Tri-crate workspace. All three crates live under crates/ in this repository.

Consequences

Positive

  • cargo test -p meridian-core runs on any host — no CUDA, no Python, no nvcc. The CI matrix can validate the core invariants on the cheapest GitHub-hosted runner and only spin up a GPU runner for the CUDA layer.
  • The unsafe surface area is visibly contained. Auditors looking at meridian-core see #![forbid(unsafe_code)] at the crate root. The unsafe code lives in exactly one crate (meridian-kernels) and at exactly one boundary (the FFI declarations in src/ffi.rs).
  • Workspace [workspace.lints] is applied uniformly across all three crates — one place to change a clippy lint, no drift.
  • A future fork that wants only the scheduler core (e.g. for a non-CUDA inference framework) can depend on meridian-core directly without pulling pyo3 or CUDA artifacts.

Negative / risks

  • Three Cargo.tomls to keep in sync. Mitigated by workspace.dependencies and workspace.package inheritance — versioned dependencies are declared once.
  • The meridian-kernels crate has links = "meridian_kernels". Cargo enforces uniqueness so we cannot accidentally link two implementations of the same native library — a small but real guard.

Neutral

  • Build artifacts grow by one extra target/ directory per crate.

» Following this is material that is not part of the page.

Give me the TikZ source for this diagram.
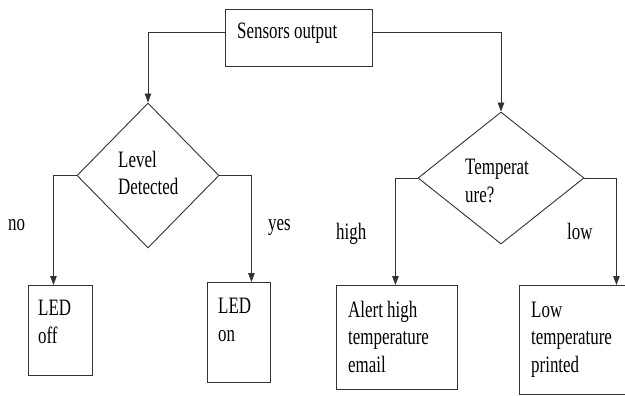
\documentclass[tikz,border=0pt]{standalone}
\usepackage{fontspec}
\setmainfont{Liberation Serif}[FakeStretch=0.72]
\usetikzlibrary{arrows.meta,shapes.geometric}
\tikzset{
  line/.style={draw=black!80,line width=0.9pt},
  arr/.style={line,-{Triangle[length=9pt,width=6.5pt]}},
  boxn/.style={line,rectangle,inner sep=0pt,anchor=north west},
  dia/.style={line,diamond,inner sep=0pt},
  txt/.style={inner sep=0pt,anchor=base west,align=left,font=\fontsize{23.5}{27.5}\selectfont},
}
\begin{document}
\begin{tikzpicture}[x=1pt,y=-1pt]
\useasboundingbox (0,0) rectangle (625,396);
\fill[white] (0,0) rectangle (625,396);
\clip (0,0) rectangle (625,396);
% boxes
\node[boxn,minimum width=147pt,minimum height=57pt] (sens) at (225,9) {};
\node[txt] (senst) at (237,39) {Sensors output};
\node[dia,minimum width=142pt,minimum height=145pt] (lvl) at (148,175.5) {};
\node[txt] (lvlt) at (118,195) {Level\\Detected};
\node[dia,minimum width=166pt,minimum height=132pt] (temp) at (501,178) {};
\node[txt] (tempt) at (465,202) {Temperat\\ure?};
\node[boxn,minimum width=64pt,minimum height=90pt] (ledoff) at (28,285) {};
\node[txt] (ledofft) at (38,343) {LED\\off};
\node[boxn,minimum width=63pt,minimum height=100pt] (ledon) at (207,282) {};
\node[txt] (ledont) at (218,341) {LED\\on};
\node[boxn,minimum width=121pt,minimum height=104pt] (alert) at (336,285) {};
\node[txt] (alertt) at (348,372) {Alert high\\temperature\\email};
\node[boxn,minimum width=111pt,minimum height=109pt] (low) at (519,285) {};
\node[txt] (lowt) at (531,372) {Low\\temperature\\printed};
% labels
\node[txt] (no) at (8,230) {no};
\node[txt] (yes) at (268,230) {yes};
\node[txt] (high) at (336,240) {high};
\node[txt] (lowl) at (567,240) {low};
% connectors
\coordinate (sl) at (225,32);
\coordinate (sr) at (372,32);
\draw[arr] (sl) -| (lvl.north);
\draw[arr] (sr) -| (temp.north);
\draw[arr] (lvl.west) -| ([xshift=-7pt]ledoff.north);
\draw[arr] (lvl.east) -| ([xshift=12.5pt]ledon.north);
\draw[arr] (temp.west) -| ([xshift=-1.5pt]alert.north);
\draw[arr] (temp.east) -| ([xshift=41.5pt]low.north);
\end{tikzpicture}
\end{document}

Negligible in practice.

Alternatives considered

Single crate

Rejected because: any Python binding gate requires pyo3 in the dep graph, which pulls a non-trivial transitive closure. Anyone wanting to depend on just the scheduler core would be forced to compile it.

Polyrepo

Rejected because: in a pre-1.0 project where the three layers co-evolve, splitting them into separate repositories introduces version-skew bugs without a corresponding benefit. Once the public API stabilises post-1.0 this can be revisited.